# Do this
Write the data out again exactly, with no pictures.

^^^^

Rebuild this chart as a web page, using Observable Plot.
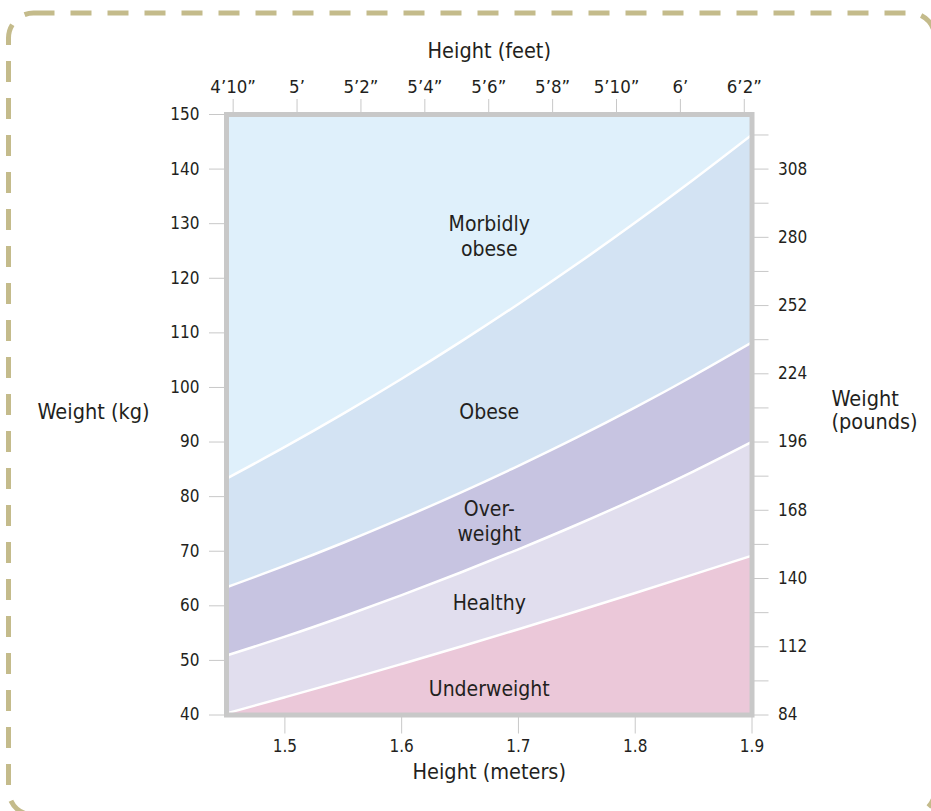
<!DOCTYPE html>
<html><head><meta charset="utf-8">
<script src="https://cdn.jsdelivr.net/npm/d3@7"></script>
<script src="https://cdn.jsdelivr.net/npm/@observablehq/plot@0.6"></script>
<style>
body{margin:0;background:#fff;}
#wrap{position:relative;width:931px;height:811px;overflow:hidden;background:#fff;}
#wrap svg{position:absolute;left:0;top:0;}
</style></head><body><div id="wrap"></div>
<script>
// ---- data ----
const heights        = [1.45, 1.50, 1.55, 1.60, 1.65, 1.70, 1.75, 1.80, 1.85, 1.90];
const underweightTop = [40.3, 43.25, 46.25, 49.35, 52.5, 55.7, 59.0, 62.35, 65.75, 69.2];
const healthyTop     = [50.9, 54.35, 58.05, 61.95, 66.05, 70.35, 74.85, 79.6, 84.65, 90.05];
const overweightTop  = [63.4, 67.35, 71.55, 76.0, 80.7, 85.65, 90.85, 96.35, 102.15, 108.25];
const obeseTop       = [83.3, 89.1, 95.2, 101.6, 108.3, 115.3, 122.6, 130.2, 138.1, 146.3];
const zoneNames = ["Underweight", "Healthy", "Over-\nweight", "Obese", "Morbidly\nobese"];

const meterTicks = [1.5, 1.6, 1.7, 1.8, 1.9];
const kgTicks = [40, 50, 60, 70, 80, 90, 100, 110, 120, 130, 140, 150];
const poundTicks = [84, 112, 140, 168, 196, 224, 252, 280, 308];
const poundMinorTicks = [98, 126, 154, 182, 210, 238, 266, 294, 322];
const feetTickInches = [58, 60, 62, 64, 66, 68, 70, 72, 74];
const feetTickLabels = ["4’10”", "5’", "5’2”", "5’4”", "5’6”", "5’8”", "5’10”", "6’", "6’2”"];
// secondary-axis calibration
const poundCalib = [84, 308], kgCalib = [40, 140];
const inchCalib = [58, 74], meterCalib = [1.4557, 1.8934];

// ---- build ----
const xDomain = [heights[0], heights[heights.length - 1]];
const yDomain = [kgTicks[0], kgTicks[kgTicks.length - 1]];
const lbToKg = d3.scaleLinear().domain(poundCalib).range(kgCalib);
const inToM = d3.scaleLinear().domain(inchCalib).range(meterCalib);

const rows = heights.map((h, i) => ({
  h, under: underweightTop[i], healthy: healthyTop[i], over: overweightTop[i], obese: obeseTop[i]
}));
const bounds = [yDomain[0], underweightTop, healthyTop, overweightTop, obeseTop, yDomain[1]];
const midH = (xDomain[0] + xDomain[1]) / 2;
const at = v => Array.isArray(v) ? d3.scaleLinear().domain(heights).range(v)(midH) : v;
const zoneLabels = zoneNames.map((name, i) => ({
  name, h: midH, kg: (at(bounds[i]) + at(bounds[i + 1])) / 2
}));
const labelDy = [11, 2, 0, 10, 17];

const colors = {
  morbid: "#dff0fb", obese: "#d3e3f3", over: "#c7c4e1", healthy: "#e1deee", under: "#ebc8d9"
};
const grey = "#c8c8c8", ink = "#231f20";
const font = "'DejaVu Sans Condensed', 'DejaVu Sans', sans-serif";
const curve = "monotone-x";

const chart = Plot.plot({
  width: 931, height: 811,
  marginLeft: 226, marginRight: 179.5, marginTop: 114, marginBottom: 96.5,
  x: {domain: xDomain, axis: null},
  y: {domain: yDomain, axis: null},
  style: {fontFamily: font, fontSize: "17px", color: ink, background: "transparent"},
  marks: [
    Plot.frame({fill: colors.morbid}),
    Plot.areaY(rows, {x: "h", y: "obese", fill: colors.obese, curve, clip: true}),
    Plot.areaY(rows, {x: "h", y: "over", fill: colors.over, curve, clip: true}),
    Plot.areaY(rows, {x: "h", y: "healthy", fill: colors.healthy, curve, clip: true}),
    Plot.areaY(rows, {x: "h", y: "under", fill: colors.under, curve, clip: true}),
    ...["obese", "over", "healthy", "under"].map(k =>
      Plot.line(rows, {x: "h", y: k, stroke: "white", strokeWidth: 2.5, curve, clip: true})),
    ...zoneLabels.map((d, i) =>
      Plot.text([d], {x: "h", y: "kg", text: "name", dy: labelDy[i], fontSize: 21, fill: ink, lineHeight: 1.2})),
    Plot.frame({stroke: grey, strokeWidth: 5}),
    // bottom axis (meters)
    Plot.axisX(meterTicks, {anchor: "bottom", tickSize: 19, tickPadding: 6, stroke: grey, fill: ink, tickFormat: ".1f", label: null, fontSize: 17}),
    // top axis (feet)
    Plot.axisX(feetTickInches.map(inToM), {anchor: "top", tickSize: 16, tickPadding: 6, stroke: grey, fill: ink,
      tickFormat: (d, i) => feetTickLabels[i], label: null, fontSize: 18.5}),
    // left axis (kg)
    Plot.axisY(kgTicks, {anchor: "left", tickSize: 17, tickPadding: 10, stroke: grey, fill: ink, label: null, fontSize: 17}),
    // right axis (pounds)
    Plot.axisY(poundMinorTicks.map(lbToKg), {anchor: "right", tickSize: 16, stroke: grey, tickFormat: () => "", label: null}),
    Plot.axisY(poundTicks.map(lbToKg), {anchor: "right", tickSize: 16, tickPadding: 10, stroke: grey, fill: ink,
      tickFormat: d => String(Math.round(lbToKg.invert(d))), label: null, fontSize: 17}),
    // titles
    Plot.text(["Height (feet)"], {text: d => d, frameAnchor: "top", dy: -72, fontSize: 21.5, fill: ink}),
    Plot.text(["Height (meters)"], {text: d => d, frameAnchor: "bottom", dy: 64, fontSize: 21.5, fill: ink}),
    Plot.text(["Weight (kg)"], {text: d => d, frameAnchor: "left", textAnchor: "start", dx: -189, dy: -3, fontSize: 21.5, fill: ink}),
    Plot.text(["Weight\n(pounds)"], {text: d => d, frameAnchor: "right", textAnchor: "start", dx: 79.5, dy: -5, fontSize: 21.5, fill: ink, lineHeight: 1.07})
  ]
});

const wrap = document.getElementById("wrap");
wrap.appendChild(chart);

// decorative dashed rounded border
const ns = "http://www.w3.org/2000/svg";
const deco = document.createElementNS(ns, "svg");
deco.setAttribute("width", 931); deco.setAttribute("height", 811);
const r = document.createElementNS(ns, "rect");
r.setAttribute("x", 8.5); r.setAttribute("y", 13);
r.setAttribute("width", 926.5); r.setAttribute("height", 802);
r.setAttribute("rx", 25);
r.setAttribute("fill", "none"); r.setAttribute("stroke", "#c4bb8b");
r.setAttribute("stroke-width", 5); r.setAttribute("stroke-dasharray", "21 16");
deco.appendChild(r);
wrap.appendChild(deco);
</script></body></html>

^^^^

# Correct answer
Rebuild this chart as a web page, using Observable Plot.
<!DOCTYPE html>
<html><head><meta charset="utf-8">
<script src="https://cdn.jsdelivr.net/npm/d3@7"></script>
<script src="https://cdn.jsdelivr.net/npm/@observablehq/plot@0.6"></script>
<style>
body{margin:0;background:#fff;}
#wrap{position:relative;width:931px;height:811px;overflow:hidden;background:#fff;}
#wrap svg{position:absolute;left:0;top:0;}
</style></head><body><div id="wrap"></div>
<script>
// ---- data ----
const heights        = [1.45, 1.50, 1.55, 1.60, 1.65, 1.70, 1.75, 1.80, 1.85, 1.90];
const underweightTop = [40.3, 43.25, 46.25, 49.35, 52.5, 55.7, 59.0, 62.35, 65.75, 69.2];
const healthyTop     = [50.9, 54.35, 58.05, 61.95, 66.05, 70.35, 74.85, 79.6, 84.65, 90.05];
const overweightTop  = [63.4, 67.35, 71.55, 76.0, 80.7, 85.65, 90.85, 96.35, 102.15, 108.25];
const obeseTop       = [83.3, 89.1, 95.2, 101.6, 108.3, 115.3, 122.6, 130.2, 138.1, 146.3];
const zoneNames = ["Underweight", "Healthy", "Over-\nweight", "Obese", "Morbidly\nobese"];

const meterTicks = [1.5, 1.6, 1.7, 1.8, 1.9];
const kgTicks = [40, 50, 60, 70, 80, 90, 100, 110, 120, 130, 140, 150];
const poundTicks = [84, 112, 140, 168, 196, 224, 252, 280, 308];
const poundMinorTicks = [98, 126, 154, 182, 210, 238, 266, 294, 322];
const feetTickInches = [58, 60, 62, 64, 66, 68, 70, 72, 74];
const feetTickLabels = ["4’10”", "5’", "5’2”", "5’4”", "5’6”", "5’8”", "5’10”", "6’", "6’2”"];
// secondary-axis calibration
const poundCalib = [84, 308], kgCalib = [40, 140];
const inchCalib = [58, 74], meterCalib = [1.4557, 1.8934];

// ---- build ----
const xDomain = [heights[0], heights[heights.length - 1]];
const yDomain = [kgTicks[0], kgTicks[kgTicks.length - 1]];
const lbToKg = d3.scaleLinear().domain(poundCalib).range(kgCalib);
const inToM = d3.scaleLinear().domain(inchCalib).range(meterCalib);

const rows = heights.map((h, i) => ({
  h, under: underweightTop[i], healthy: healthyTop[i], over: overweightTop[i], obese: obeseTop[i]
}));
const bounds = [yDomain[0], underweightTop, healthyTop, overweightTop, obeseTop, yDomain[1]];
const midH = (xDomain[0] + xDomain[1]) / 2;
const at = v => Array.isArray(v) ? d3.scaleLinear().domain(heights).range(v)(midH) : v;
const zoneLabels = zoneNames.map((name, i) => ({
  name, h: midH, kg: (at(bounds[i]) + at(bounds[i + 1])) / 2
}));
const labelDy = [11, 2, 0, 10, 17];

const colors = {
  morbid: "#dff0fb", obese: "#d3e3f3", over: "#c7c4e1", healthy: "#e1deee", under: "#ebc8d9"
};
const grey = "#c8c8c8", ink = "#231f20";
const font = "'DejaVu Sans Condensed', 'DejaVu Sans', sans-serif";
const curve = "monotone-x";

const chart = Plot.plot({
  width: 931, height: 811,
  marginLeft: 226, marginRight: 179.5, marginTop: 114, marginBottom: 96.5,
  x: {domain: xDomain, axis: null},
  y: {domain: yDomain, axis: null},
  style: {fontFamily: font, fontSize: "17px", color: ink, background: "transparent"},
  marks: [
    Plot.frame({fill: colors.morbid}),
    Plot.areaY(rows, {x: "h", y: "obese", fill: colors.obese, curve, clip: true}),
    Plot.areaY(rows, {x: "h", y: "over", fill: colors.over, curve, clip: true}),
    Plot.areaY(rows, {x: "h", y: "healthy", fill: colors.healthy, curve, clip: true}),
    Plot.areaY(rows, {x: "h", y: "under", fill: colors.under, curve, clip: true}),
    ...["obese", "over", "healthy", "under"].map(k =>
      Plot.line(rows, {x: "h", y: k, stroke: "white", strokeWidth: 2.5, curve, clip: true})),
    ...zoneLabels.map((d, i) =>
      Plot.text([d], {x: "h", y: "kg", text: "name", dy: labelDy[i], fontSize: 21, fill: ink, lineHeight: 1.2})),
    Plot.frame({stroke: grey, strokeWidth: 5}),
    // bottom axis (meters)
    Plot.axisX(meterTicks, {anchor: "bottom", tickSize: 19, tickPadding: 6, stroke: grey, fill: ink, tickFormat: ".1f", label: null, fontSize: 17}),
    // top axis (feet)
    Plot.axisX(feetTickInches.map(inToM), {anchor: "top", tickSize: 16, tickPadding: 6, stroke: grey, fill: ink,
      tickFormat: (d, i) => feetTickLabels[i], label: null, fontSize: 18.5}),
    // left axis (kg)
    Plot.axisY(kgTicks, {anchor: "left", tickSize: 17, tickPadding: 10, stroke: grey, fill: ink, label: null, fontSize: 17}),
    // right axis (pounds)
    Plot.axisY(poundMinorTicks.map(lbToKg), {anchor: "right", tickSize: 16, stroke: grey, tickFormat: () => "", label: null}),
    Plot.axisY(poundTicks.map(lbToKg), {anchor: "right", tickSize: 16, tickPadding: 10, stroke: grey, fill: ink,
      tickFormat: d => String(Math.round(lbToKg.invert(d))), label: null, fontSize: 17}),
    // titles
    Plot.text(["Height (feet)"], {text: d => d, frameAnchor: "top", dy: -72, fontSize: 21.5, fill: ink}),
    Plot.text(["Height (meters)"], {text: d => d, frameAnchor: "bottom", dy: 64, fontSize: 21.5, fill: ink}),
    Plot.text(["Weight (kg)"], {text: d => d, frameAnchor: "left", textAnchor: "start", dx: -189, dy: -3, fontSize: 21.5, fill: ink}),
    Plot.text(["Weight\n(pounds)"], {text: d => d, frameAnchor: "right", textAnchor: "start", dx: 79.5, dy: -5, fontSize: 21.5, fill: ink, lineHeight: 1.07})
  ]
});

const wrap = document.getElementById("wrap");
wrap.appendChild(chart);

// decorative dashed rounded border
const ns = "http://www.w3.org/2000/svg";
const deco = document.createElementNS(ns, "svg");
deco.setAttribute("width", 931); deco.setAttribute("height", 811);
const r = document.createElementNS(ns, "rect");
r.setAttribute("x", 8.5); r.setAttribute("y", 13);
r.setAttribute("width", 926.5); r.setAttribute("height", 802);
r.setAttribute("rx", 25);
r.setAttribute("fill", "none"); r.setAttribute("stroke", "#c4bb8b");
r.setAttribute("stroke-width", 5); r.setAttribute("stroke-dasharray", "21 16");
deco.appendChild(r);
wrap.appendChild(deco);
</script></body></html>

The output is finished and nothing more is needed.